[Start]

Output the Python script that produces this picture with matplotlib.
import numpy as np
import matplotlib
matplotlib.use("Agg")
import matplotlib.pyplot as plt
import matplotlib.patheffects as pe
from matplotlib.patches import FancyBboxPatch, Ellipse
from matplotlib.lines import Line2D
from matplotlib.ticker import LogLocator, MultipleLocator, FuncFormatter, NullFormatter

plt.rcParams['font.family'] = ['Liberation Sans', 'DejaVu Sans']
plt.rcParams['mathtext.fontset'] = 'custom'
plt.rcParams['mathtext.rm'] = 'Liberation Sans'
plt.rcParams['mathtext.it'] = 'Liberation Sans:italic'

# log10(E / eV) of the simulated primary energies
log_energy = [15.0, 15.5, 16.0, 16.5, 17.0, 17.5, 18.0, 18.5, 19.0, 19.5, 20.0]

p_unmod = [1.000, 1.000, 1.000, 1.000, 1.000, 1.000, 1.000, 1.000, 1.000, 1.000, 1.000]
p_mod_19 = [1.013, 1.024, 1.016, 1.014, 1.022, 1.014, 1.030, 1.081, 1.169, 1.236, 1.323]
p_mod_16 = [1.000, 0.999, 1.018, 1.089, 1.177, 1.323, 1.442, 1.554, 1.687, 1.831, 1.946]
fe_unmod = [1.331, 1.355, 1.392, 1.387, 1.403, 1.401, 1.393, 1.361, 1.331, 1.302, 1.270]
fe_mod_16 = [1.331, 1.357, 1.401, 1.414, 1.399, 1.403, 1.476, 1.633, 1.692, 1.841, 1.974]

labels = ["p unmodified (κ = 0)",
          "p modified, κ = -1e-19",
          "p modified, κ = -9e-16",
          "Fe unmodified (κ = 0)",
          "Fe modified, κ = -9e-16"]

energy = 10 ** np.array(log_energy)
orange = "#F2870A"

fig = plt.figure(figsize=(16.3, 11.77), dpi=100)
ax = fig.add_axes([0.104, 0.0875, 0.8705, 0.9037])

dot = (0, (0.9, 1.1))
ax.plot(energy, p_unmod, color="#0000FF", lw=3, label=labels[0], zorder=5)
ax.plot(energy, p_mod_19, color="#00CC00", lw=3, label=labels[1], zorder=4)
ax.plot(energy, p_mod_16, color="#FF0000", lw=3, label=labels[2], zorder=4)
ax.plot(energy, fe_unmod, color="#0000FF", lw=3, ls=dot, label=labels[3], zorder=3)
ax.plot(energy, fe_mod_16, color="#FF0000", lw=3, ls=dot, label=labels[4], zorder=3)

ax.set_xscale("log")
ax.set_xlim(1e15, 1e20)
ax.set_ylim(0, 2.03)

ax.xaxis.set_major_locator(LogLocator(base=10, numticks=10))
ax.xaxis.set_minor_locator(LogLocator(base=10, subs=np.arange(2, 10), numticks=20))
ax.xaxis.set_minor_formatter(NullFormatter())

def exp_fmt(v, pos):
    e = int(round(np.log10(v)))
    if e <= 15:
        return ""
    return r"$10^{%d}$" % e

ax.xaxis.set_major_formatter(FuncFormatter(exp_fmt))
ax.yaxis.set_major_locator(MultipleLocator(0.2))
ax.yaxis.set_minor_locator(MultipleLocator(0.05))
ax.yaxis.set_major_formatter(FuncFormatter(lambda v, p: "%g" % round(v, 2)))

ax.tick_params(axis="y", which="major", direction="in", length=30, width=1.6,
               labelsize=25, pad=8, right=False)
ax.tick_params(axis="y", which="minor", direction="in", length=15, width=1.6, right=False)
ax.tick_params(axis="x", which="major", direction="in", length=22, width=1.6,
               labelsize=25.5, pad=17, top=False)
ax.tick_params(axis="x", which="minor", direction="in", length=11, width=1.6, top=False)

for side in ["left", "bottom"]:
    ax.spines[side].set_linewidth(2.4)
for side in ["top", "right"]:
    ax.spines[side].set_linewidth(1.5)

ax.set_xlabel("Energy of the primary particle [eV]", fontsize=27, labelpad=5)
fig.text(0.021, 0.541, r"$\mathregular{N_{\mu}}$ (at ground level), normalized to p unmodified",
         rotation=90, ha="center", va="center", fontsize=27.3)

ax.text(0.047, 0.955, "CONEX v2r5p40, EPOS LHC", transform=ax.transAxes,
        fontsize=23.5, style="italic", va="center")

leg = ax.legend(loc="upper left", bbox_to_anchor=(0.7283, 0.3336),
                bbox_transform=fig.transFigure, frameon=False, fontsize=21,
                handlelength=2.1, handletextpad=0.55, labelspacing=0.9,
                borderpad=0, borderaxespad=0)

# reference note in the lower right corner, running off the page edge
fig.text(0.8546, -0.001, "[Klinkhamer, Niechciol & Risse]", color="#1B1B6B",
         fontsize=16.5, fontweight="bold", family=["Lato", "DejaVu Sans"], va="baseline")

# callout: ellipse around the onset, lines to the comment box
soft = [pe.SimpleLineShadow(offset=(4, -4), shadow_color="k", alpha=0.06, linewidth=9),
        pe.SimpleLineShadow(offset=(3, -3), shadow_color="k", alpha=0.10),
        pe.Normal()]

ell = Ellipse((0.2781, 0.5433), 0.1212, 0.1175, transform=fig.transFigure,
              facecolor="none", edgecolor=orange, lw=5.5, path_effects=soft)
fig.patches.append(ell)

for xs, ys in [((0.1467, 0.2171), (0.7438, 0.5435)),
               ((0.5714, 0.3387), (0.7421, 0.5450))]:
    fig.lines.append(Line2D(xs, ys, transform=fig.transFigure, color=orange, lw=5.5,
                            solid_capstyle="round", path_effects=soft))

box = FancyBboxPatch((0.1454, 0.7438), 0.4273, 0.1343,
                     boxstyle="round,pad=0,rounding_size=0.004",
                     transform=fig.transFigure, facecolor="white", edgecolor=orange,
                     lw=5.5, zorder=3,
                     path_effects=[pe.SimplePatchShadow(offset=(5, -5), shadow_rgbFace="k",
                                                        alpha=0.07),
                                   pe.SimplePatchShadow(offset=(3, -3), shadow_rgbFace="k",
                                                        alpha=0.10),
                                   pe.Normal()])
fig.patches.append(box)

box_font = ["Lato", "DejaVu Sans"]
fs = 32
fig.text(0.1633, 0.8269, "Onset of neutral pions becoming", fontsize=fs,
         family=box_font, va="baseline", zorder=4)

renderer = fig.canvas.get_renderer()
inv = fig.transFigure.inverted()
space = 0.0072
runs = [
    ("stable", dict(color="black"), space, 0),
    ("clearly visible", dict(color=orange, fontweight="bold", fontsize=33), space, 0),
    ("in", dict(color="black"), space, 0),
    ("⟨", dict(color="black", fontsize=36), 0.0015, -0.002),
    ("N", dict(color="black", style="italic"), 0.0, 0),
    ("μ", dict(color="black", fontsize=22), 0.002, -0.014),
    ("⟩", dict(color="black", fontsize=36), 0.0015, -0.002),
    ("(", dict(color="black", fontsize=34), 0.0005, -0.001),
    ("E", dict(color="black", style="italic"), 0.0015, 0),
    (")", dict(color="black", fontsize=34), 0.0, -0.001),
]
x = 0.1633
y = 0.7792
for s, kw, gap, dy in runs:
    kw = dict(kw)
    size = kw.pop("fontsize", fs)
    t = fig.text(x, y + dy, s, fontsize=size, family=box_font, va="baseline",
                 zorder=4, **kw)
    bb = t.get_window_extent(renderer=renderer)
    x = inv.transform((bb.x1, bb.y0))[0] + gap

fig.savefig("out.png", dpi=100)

[End]

*Written exercise*. Give back the whole listing, word for word.

*Result*.
Output the Python script that produces this picture with matplotlib.
import numpy as np
import matplotlib
matplotlib.use("Agg")
import matplotlib.pyplot as plt
import matplotlib.patheffects as pe
from matplotlib.patches import FancyBboxPatch, Ellipse
from matplotlib.lines import Line2D
from matplotlib.ticker import LogLocator, MultipleLocator, FuncFormatter, NullFormatter

plt.rcParams['font.family'] = ['Liberation Sans', 'DejaVu Sans']
plt.rcParams['mathtext.fontset'] = 'custom'
plt.rcParams['mathtext.rm'] = 'Liberation Sans'
plt.rcParams['mathtext.it'] = 'Liberation Sans:italic'

# log10(E / eV) of the simulated primary energies
log_energy = [15.0, 15.5, 16.0, 16.5, 17.0, 17.5, 18.0, 18.5, 19.0, 19.5, 20.0]

p_unmod = [1.000, 1.000, 1.000, 1.000, 1.000, 1.000, 1.000, 1.000, 1.000, 1.000, 1.000]
p_mod_19 = [1.013, 1.024, 1.016, 1.014, 1.022, 1.014, 1.030, 1.081, 1.169, 1.236, 1.323]
p_mod_16 = [1.000, 0.999, 1.018, 1.089, 1.177, 1.323, 1.442, 1.554, 1.687, 1.831, 1.946]
fe_unmod = [1.331, 1.355, 1.392, 1.387, 1.403, 1.401, 1.393, 1.361, 1.331, 1.302, 1.270]
fe_mod_16 = [1.331, 1.357, 1.401, 1.414, 1.399, 1.403, 1.476, 1.633, 1.692, 1.841, 1.974]

labels = ["p unmodified (κ = 0)",
          "p modified, κ = -1e-19",
          "p modified, κ = -9e-16",
          "Fe unmodified (κ = 0)",
          "Fe modified, κ = -9e-16"]

energy = 10 ** np.array(log_energy)
orange = "#F2870A"

fig = plt.figure(figsize=(16.3, 11.77), dpi=100)
ax = fig.add_axes([0.104, 0.0875, 0.8705, 0.9037])

dot = (0, (0.9, 1.1))
ax.plot(energy, p_unmod, color="#0000FF", lw=3, label=labels[0], zorder=5)
ax.plot(energy, p_mod_19, color="#00CC00", lw=3, label=labels[1], zorder=4)
ax.plot(energy, p_mod_16, color="#FF0000", lw=3, label=labels[2], zorder=4)
ax.plot(energy, fe_unmod, color="#0000FF", lw=3, ls=dot, label=labels[3], zorder=3)
ax.plot(energy, fe_mod_16, color="#FF0000", lw=3, ls=dot, label=labels[4], zorder=3)

ax.set_xscale("log")
ax.set_xlim(1e15, 1e20)
ax.set_ylim(0, 2.03)

ax.xaxis.set_major_locator(LogLocator(base=10, numticks=10))
ax.xaxis.set_minor_locator(LogLocator(base=10, subs=np.arange(2, 10), numticks=20))
ax.xaxis.set_minor_formatter(NullFormatter())

def exp_fmt(v, pos):
    e = int(round(np.log10(v)))
    if e <= 15:
        return ""
    return r"$10^{%d}$" % e

ax.xaxis.set_major_formatter(FuncFormatter(exp_fmt))
ax.yaxis.set_major_locator(MultipleLocator(0.2))
ax.yaxis.set_minor_locator(MultipleLocator(0.05))
ax.yaxis.set_major_formatter(FuncFormatter(lambda v, p: "%g" % round(v, 2)))

ax.tick_params(axis="y", which="major", direction="in", length=30, width=1.6,
               labelsize=25, pad=8, right=False)
ax.tick_params(axis="y", which="minor", direction="in", length=15, width=1.6, right=False)
ax.tick_params(axis="x", which="major", direction="in", length=22, width=1.6,
               labelsize=25.5, pad=17, top=False)
ax.tick_params(axis="x", which="minor", direction="in", length=11, width=1.6, top=False)

for side in ["left", "bottom"]:
    ax.spines[side].set_linewidth(2.4)
for side in ["top", "right"]:
    ax.spines[side].set_linewidth(1.5)

ax.set_xlabel("Energy of the primary particle [eV]", fontsize=27, labelpad=5)
fig.text(0.021, 0.541, r"$\mathregular{N_{\mu}}$ (at ground level), normalized to p unmodified",
         rotation=90, ha="center", va="center", fontsize=27.3)

ax.text(0.047, 0.955, "CONEX v2r5p40, EPOS LHC", transform=ax.transAxes,
        fontsize=23.5, style="italic", va="center")

leg = ax.legend(loc="upper left", bbox_to_anchor=(0.7283, 0.3336),
                bbox_transform=fig.transFigure, frameon=False, fontsize=21,
                handlelength=2.1, handletextpad=0.55, labelspacing=0.9,
                borderpad=0, borderaxespad=0)

# reference note in the lower right corner, running off the page edge
fig.text(0.8546, -0.001, "[Klinkhamer, Niechciol & Risse]", color="#1B1B6B",
         fontsize=16.5, fontweight="bold", family=["Lato", "DejaVu Sans"], va="baseline")

# callout: ellipse around the onset, lines to the comment box
soft = [pe.SimpleLineShadow(offset=(4, -4), shadow_color="k", alpha=0.06, linewidth=9),
        pe.SimpleLineShadow(offset=(3, -3), shadow_color="k", alpha=0.10),
        pe.Normal()]

ell = Ellipse((0.2781, 0.5433), 0.1212, 0.1175, transform=fig.transFigure,
              facecolor="none", edgecolor=orange, lw=5.5, path_effects=soft)
fig.patches.append(ell)

for xs, ys in [((0.1467, 0.2171), (0.7438, 0.5435)),
               ((0.5714, 0.3387), (0.7421, 0.5450))]:
    fig.lines.append(Line2D(xs, ys, transform=fig.transFigure, color=orange, lw=5.5,
                            solid_capstyle="round", path_effects=soft))

box = FancyBboxPatch((0.1454, 0.7438), 0.4273, 0.1343,
                     boxstyle="round,pad=0,rounding_size=0.004",
                     transform=fig.transFigure, facecolor="white", edgecolor=orange,
                     lw=5.5, zorder=3,
                     path_effects=[pe.SimplePatchShadow(offset=(5, -5), shadow_rgbFace="k",
                                                        alpha=0.07),
                                   pe.SimplePatchShadow(offset=(3, -3), shadow_rgbFace="k",
                                                        alpha=0.10),
                                   pe.Normal()])
fig.patches.append(box)

box_font = ["Lato", "DejaVu Sans"]
fs = 32
fig.text(0.1633, 0.8269, "Onset of neutral pions becoming", fontsize=fs,
         family=box_font, va="baseline", zorder=4)

renderer = fig.canvas.get_renderer()
inv = fig.transFigure.inverted()
space = 0.0072
runs = [
    ("stable", dict(color="black"), space, 0),
    ("clearly visible", dict(color=orange, fontweight="bold", fontsize=33), space, 0),
    ("in", dict(color="black"), space, 0),
    ("⟨", dict(color="black", fontsize=36), 0.0015, -0.002),
    ("N", dict(color="black", style="italic"), 0.0, 0),
    ("μ", dict(color="black", fontsize=22), 0.002, -0.014),
    ("⟩", dict(color="black", fontsize=36), 0.0015, -0.002),
    ("(", dict(color="black", fontsize=34), 0.0005, -0.001),
    ("E", dict(color="black", style="italic"), 0.0015, 0),
    (")", dict(color="black", fontsize=34), 0.0, -0.001),
]
x = 0.1633
y = 0.7792
for s, kw, gap, dy in runs:
    kw = dict(kw)
    size = kw.pop("fontsize", fs)
    t = fig.text(x, y + dy, s, fontsize=size, family=box_font, va="baseline",
                 zorder=4, **kw)
    bb = t.get_window_extent(renderer=renderer)
    x = inv.transform((bb.x1, bb.y0))[0] + gap

fig.savefig("out.png", dpi=100)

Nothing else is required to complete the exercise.